Com a Copa do Mundo acontecendo a cada dois anos, isso representaria uma mudança significativa no campeonato dos clubes e na organização das competições de seleções. Caso a maioria dos 211 filiados aprove, a Fifa pretende levar o projeto pronto para votação já no próximo Congresso, em maio de 2022.
De acordo com o plano apresentado, os jogadores teriam férias no período de julho e agosto, mas não contempla ajustes em calendários que têm competições realizadas de janeiro a dezembro, como o Brasil. Para o CEO do Botafogo, Jorge Braga, ainda é difícil para os clubes compreenderem o tamanho do impacto desse novo calendário para o futebol brasileiro. “Ainda não temos acesso a todas informações do projeto e do estudo de viabilidade da Fifa. Mas acreditamos que todas as partes precisam ser ouvidas, especialmente os clubes”.

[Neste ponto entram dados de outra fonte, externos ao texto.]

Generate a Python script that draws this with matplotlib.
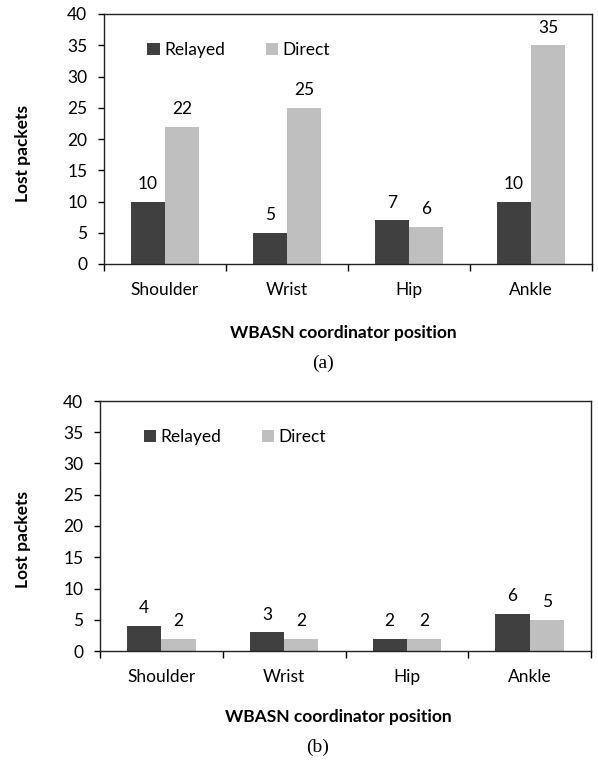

O dirigente lembra que as principais ligas do futebol mundial, que defendem agressivamente os interesses dos clubes, se posicionaram contra e isso pode ser um indicativo do que está por vir. “O negócio pode ser bom para a Fifa, mas nossa preocupação está na consequência disso no calendário dos campeonatos que disputamos, uma vez que temos a nossa remuneração por direitos de transmissão e premiação”.
Braga ainda acrescenta. “É importante lembrar que, quando o jogador está disputando uma Copa do Mundo, ele continua na folha dos clubes. A Copa do Mundo é um grande blockbuster, principalmente aos anunciantes, que se beneficiam bastante do evento, mas pode criar um problema para quem paga a conta e não está claro como os clubes serão recompensados por isso”, completa.
O presidente do Internacional,Alessandro Barcellos, acredita que ainda é necessário uma discussão em conjunto para que não sejam atendidos apenas os interesses da Fifa. “Nossa maior preocupação é o impacto da Copa do Mundo a cada dois anos para o nosso calendário e o modelo das competições do futebol brasileiro. Os clubes europeus já estão se posicionando a respeito desta ideia e acredito que, aqui no Brasil, em breve teremos que fazer o mesmo, afinal, é uma mudança que afeta a todos e precisa ser profundamente discutida”.
Apesar da entidade ter estruturado um novo calendário, ainda há resistência para viabilizar a Copa do Mundo em um evento bienal. No último mês, o sindicato mundial de jogadores FifPro criticou o projeto e reivindicou reformas para atender à necessidade de redução da carga de trabalho dos atletas.
No comunicado, a FifPro afirmou que: "Sem a concordância dos jogadores, que dão vida a todas as competições em campo, essas reformas não terão a legitimidade necessária. O debate atual, mais uma vez, segue um processo e uma abordagem falhos."
Vale lembrar que a Copa de 2022 será disputada no Catar e a de 2026 acontecerá pela primeira vez na história em três sedes - México, Estados Unidos e Canadá. O novo cronograma, pensado pela Fifa, é a partir de 2026, portanto, há chance de haver outra edição em 2028.